Goodbye and Hello: Translocal Zainichi Identity in Matsue Tetsuaki’s Personal Documentary Annyong Kimchi

Speaker: Xiaoyang Yue
Role: Paper Presenter
Institution/Affiliation: University of California, Irvine
Abstract: This paper examines the personal documentary film Annyong Kimchi (1999) by third-generation Zainichi Korean filmmaker Matsue Tetsuaki. I read this film through Ma Ran’s framework of translocality from her book Independent Filmmaking across Borders in Contemporary Asia (2020), in which “disparate strands of Korean diaspora filmmaking” are threaded together “across multiple locales, not in terms of any homogenized identification with a homeland but exactly through envisioning how the formation of diasporic identities has been a painful, contingent process of fragmentation, friction, and differentiation” (95).

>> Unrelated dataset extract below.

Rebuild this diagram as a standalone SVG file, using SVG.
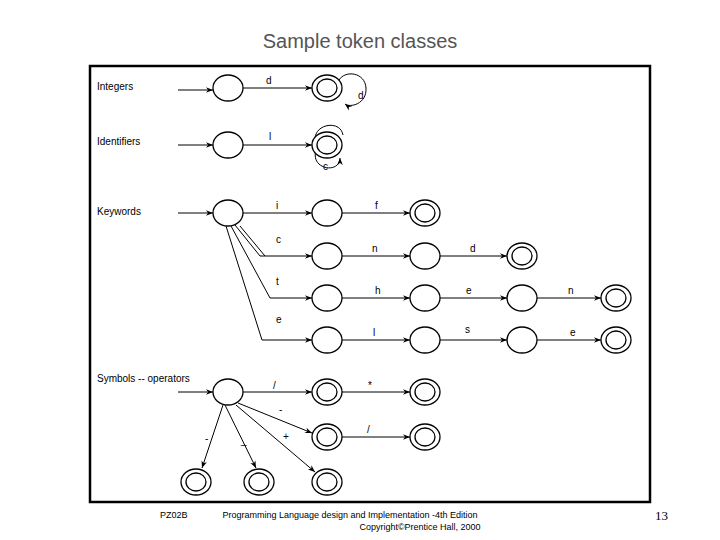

I explore how Matsue (who refers to himself as Korean-Japanese) embraces his own multi-layered identity and uses the personal documentary genre to pluralize conceptions of the “Zainichi” community. The majority of Annyong Kimchi is constituted by conversations between Matsue and his relatives, both in Japan and in Korea. Moving between nation states and languages, the film asks us to question what it means to be “local.” This paper explores how personal documentary—a genre of Japanese documentary filmmaking that explores the relationship between the director and his/her social environment—generates a flexible link between location and ethnic minority identity that fits into the translocal framework. Following Ma, I argue that the translocal link generated by the first-generation Zainichi Korean is a trigger that allows descendants to shape themselves into translocal subjects, and translocal subjects interact with each other to build a community of senses. Using personal documentary as a methodology, Zainichi filmmaker Tetsuaki extends this community to a wider range of audiences and makes his minority voices heard.